Member of the Arizona Senate from the Mohave County district
- In office January 1923 – December 1926
- Preceded by: James E. Curtin
- Succeeded by: Charles Waters
- In office January 1929 – December 1930
- Preceded by: Charles Waters
- Succeeded by: J. Hubert Smith
- In office January 1933 – January 1934
- Preceded by: J. Hubert Smith
- Succeeded by: J. Hubert Smith

Personal details
- Party: Democratic
- Profession: Politician

= Kean St. Charles =

American politician from Arizona

Kean St. Charles was an American politician from Arizona. He served several terms in the Arizona State Senate during the 6th, 7th Arizona State Legislatures, 9th Arizona State Legislature, and 11th Arizona State Legislatures holding the seat from Mohave County. He also served in Arizona House of Representatives during the 21st and 22nd Arizona Territorial Legislatures. He also served in the upper house of the Territorial Legislature, called the council, during the last session before statehood.

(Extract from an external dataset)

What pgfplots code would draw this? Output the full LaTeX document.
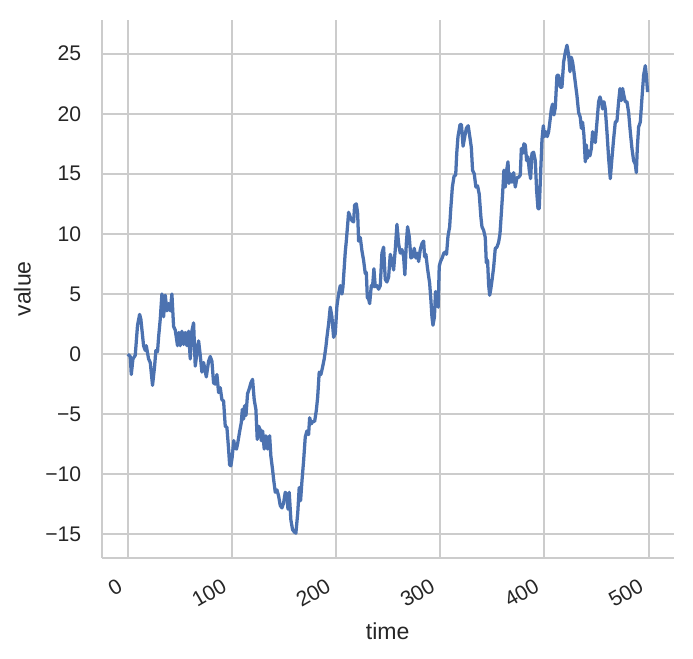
\documentclass[border=0pt]{standalone}
\usepackage{fontspec}
\setmainfont{Liberation Sans}
\usepackage{pgfplots}
\pgfplotsset{compat=1.18}
\definecolor{sline}{HTML}{4C72B0}
\definecolor{sgrid}{HTML}{CCCCCC}
\definecolor{stxt}{HTML}{262626}
\begin{document}
\begin{tikzpicture}
\begin{axis}[
  scale only axis, width=297.3pt, height=279.6pt,
  xmin=-24.95, xmax=523.95, ymin=-16.95, ymax=27.8,
  axis x line*=bottom, axis y line*=left,
  axis line style={sgrid, line width=1.25pt, -},
  xtick={0,100,200,300,400,500},
  xticklabels={0,100,200,300,400,500},
  ytick={-15,-10,-5,0,5,10,15,20,25},
  yticklabels={−15,−10,−5,0,5,10,15,20,25},
  major tick length=0pt,
  grid=major, major grid style={sgrid, line width=1pt},
  tick label style={font=\fontsize{11}{13}\selectfont, text=stxt},
  yticklabel style={inner sep=0pt, anchor=east, xshift=-10.5pt},
  xticklabel style={xshift=-5.8pt, yshift=-10pt, rotate=30, anchor=north east, inner sep=0pt},
  xlabel={time}, ylabel={value},
  label style={font=\fontsize{12}{14}\selectfont, text=stxt},
  xlabel style={at={(axis description cs:0.5,-0.136)}, anchor=center},
  ylabel style={at={(axis description cs:-0.139,0.5)}, anchor=center},
]
\coordinate (sw) at (rel axis cs:0,0);
\coordinate (ne) at (rel axis cs:1,1);
\addplot[sline, line width=1.7pt, line join=round, no markers] coordinates {
(0,0)(2.4,-0.2)(3.4,-1.7)(5,-0.4)(7.2,-0.1)(9.4,2.4)(11.4,3.3)(12.6,2.9)(15.2,0.7)(16.8,0.3)(17.8,0.7)(20,-0.4)(21.6,-0.7)(23.8,-2.6)(25.8,-1.0)(27,0.3)(28.6,0.2)(29.6,1.4)(31.2,2.9)(32.8,5.0)(34.4,3.1)(36,4.9)(37.6,3.6)(39.2,4.2)(40.8,3.6)(42.4,5.0)(44,2.3)(45.6,2.0)(47.8,0.7)(49,1.8)(50.4,0.7)(52,1.9)(53.6,0.8)(55.2,1.8)(56.8,0.7)(58.4,1.9)(60,-0.4)(61.3,1.8)(63.2,2.6)(64.8,-1.0)(66.4,0.1)(68,1.1)(69.6,-0.1)(71.2,-1.5)(72.8,-0.7)(75.4,-1.9)(77.6,-0.6)(79.2,-0.2)(80.8,-0.6)(82.4,-2.4)(84,-2.5)(85.6,-1.7)(87.2,-3.2)(88.8,-2.8)(90.4,-3.8)(92,-3.9)(93.6,-6.0)(95.2,-6.1)(96.8,-7.9)(97.8,-9.2)(99,-9.3)(100.2,-8.6)(101.8,-7.2)(102.8,-7.8)(104.4,-7.9)(105.6,-7.4)(107.5,-6.4)(109,-5.7)(110,-4.6)(111.2,-5.4)(112.2,-4.3)(113.5,-5.1)(115,-3.3)(116.6,-2.9)(118.2,-2.4)(119.8,-2.1)(121.4,-3.8)(123,-4.6)(124.3,-7.1)(125.6,-6.0)(127.2,-6.3)(128.2,-7.2)(129.5,-6.4)(131,-7.9)(132.6,-6.8)(134.2,-7.9)(136.2,-6.8)(137.4,-8.5)(139,-9.6)(140,-10.4)(141.6,-11.5)(143.2,-11.3)(144.8,-11.8)(146.4,-12.6)(148,-12.8)(149.6,-12.4)(151.2,-11.5)(152.8,-11.7)(153.8,-12.9)(155,-11.5)(156.6,-13.8)(158.2,-14.6)(159.8,-14.8)(161.4,-14.9)(163.2,-13.2)(164.6,-11.1)(165.9,-12.2)(167.2,-10.6)(168.8,-8.9)(170.4,-6.9)(172,-6.4)(173.6,-6.7)(174.6,-5.3)(176.2,-5.8)(177.8,-5.6)(179.4,-5.6)(181,-4.7)(182.3,-3.6)(183.8,-1.5)(185.4,-1.7)(187,-1.1)(188.6,-0.4)(190.2,0.6)(191.2,1.4)(192.8,2.5)(194.4,3.9)(196,3.1)(197.6,1.4)(199.2,1.7)(200.8,4.0)(202.4,5.0)(204,5.7)(205.6,5.0)(206.6,5.6)(207.8,7.2)(208.8,8.5)(209.8,9.4)(211.4,11.1)(212,11.8)(213.6,11.4)(215.2,11.1)(216.8,11.0)(217.8,12.4)(219.4,12.5)(220.7,11.7)(221.6,9.4)(223.2,9.7)(224.8,8.6)(226.4,7.8)(228,6.7)(229,6.8)(230,4.7)(231.2,4.6)(232.2,4.2)(233.8,5.7)(235,5.6)(236.3,7.1)(237.6,5.6)(239.2,5.7)(240.8,5.4)(242.4,5.7)(244,8.4)(245.6,8.9)(247.2,6.2)(248.8,6.0)(250.4,6.4)(252,8.3)(253.6,7.8)(255.2,7.0)(256.8,8.7)(258.4,10.8)(260,9.2)(261.6,8.4)(263.2,8.7)(264.8,8.1)(266,6.6)(267.4,9.2)(268.6,10.6)(270.2,9.8)(271.8,8.0)(273.4,8.1)(275,8.8)(276.6,8.0)(278.2,8.4)(279.2,7.7)(280.8,8.7)(282.4,9.2)(284,9.4)(285,8.1)(286.2,8.3)(287.8,7.1)(289.8,5.9)(291,4.5)(292,3.1)(293,2.4)(294.4,3.1)(295.4,5.2)(297,4.8)(298,3.9)(299,7.3)(300.2,7.7)(301.8,8.0)(303.4,8.4)(305,8.5)(306,8.3)(307.4,9.8)(309,10.6)(310,12.0)(311.6,13.9)(313.2,14.8)(314.8,14.9)(315.8,16.7)(317,18.1)(319,19.1)(320.3,19.1)(321.9,17.3)(323.5,18.1)(325.1,18.8)(326.8,19.0)(328.5,18.0)(329.8,17.2)(331,15.3)(332.6,15.0)(334.2,13.9)(335.8,14.0)(337.4,13.3)(339,11.4)(340,10.6)(341.6,10.3)(343.2,9.7)(344.2,7.6)(345.4,7.8)(346.4,5.8)(347.4,4.9)(348.3,5.3)(349.6,6.1)(351.2,7.2)(352.8,8.8)(354.4,8.9)(356,9.3)(357.3,10.0)(358.6,11.7)(359.8,13.3)(361.1,15.3)(362.4,13.9)(363.7,15.3)(365,16.0)(365.9,14.2)(367.2,15.0)(368.8,14.3)(370.4,15.1)(372,13.9)(373.6,14.7)(375.2,14.7)(376.8,14.9)(377.8,17.1)(379,16.7)(380.3,17.5)(381.6,17.4)(382.9,16.1)(384.2,16.4)(385.4,15.3)(386.7,14.6)(388,16.7)(389.6,16.8)(391.2,16.1)(392.5,13.6)(393.8,12.1)(395,12.1)(396.3,15.0)(397.6,17.8)(398.9,19.0)(400.2,18.1)(401.4,18.5)(402.7,18.1)(404,18.5)(405.3,19.4)(406.6,20.4)(407.8,20.8)(409.1,19.9)(410.4,20.5)(412,23.2)(413.6,23.2)(415.2,22.2)(416.8,22.2)(418.4,24.3)(420,25.1)(421.6,25.7)(423.2,24.9)(424.5,23.5)(425.8,24.7)(427,24.3)(428.3,23.5)(429.6,22.6)(431.2,21.5)(432.8,20.1)(434.4,19.7)(435.4,18.8)(436.6,19.3)(437.9,18.2)(439.2,16.0)(440.2,17.4)(441.1,16.3)(442.4,16.9)(443.7,16.5)(445,17.1)(446.2,18.5)(447.5,18.2)(448.8,17.6)(450.4,19.3)(452,21.0)(453.3,21.4)(454.6,21.0)(455.8,20.4)(457.1,21.0)(458.4,20.4)(460,18.5)(461.6,16.3)(463.2,14.6)(464.8,16.3)(466.4,17.9)(468,19.3)(469.6,19.4)(471.2,21.0)(472.5,22.1)(473.8,21.1)(475,22.1)(476.3,21.5)(477.6,21.0)(479.2,21.0)(480.8,20.1)(482.4,18.5)(484,17.1)(485.6,16.1)(487.2,15.8)(488.2,15.1)(489.1,17.1)(490.4,18.9)(492,19.3)(493.6,21.3)(495.2,23.2)(496.8,24.0)(497.8,23.2)(499,21.8)
};
\end{axis}
\pgfresetboundingbox
\path[use as bounding box] ([shift={(-52.9pt,-52.2pt)}]sw) rectangle ([shift={(10.1pt,10.4pt)}]ne);
\end{tikzpicture}
\end{document}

St. Charles was born in Virginia in 1855. He moved to Arizona in 1893, where he had a brief stint on the newspaper, Mohave County Miner, before becoming one of the founders of Our Mineral Wealth, a weekly newspaper in Kingman, Arizona.

St. Charles was also involved in Arizona's mining industry, and discovered several valuable mineral properties. He died on September 4, 1945, at his daughter's home in Long Beach, California.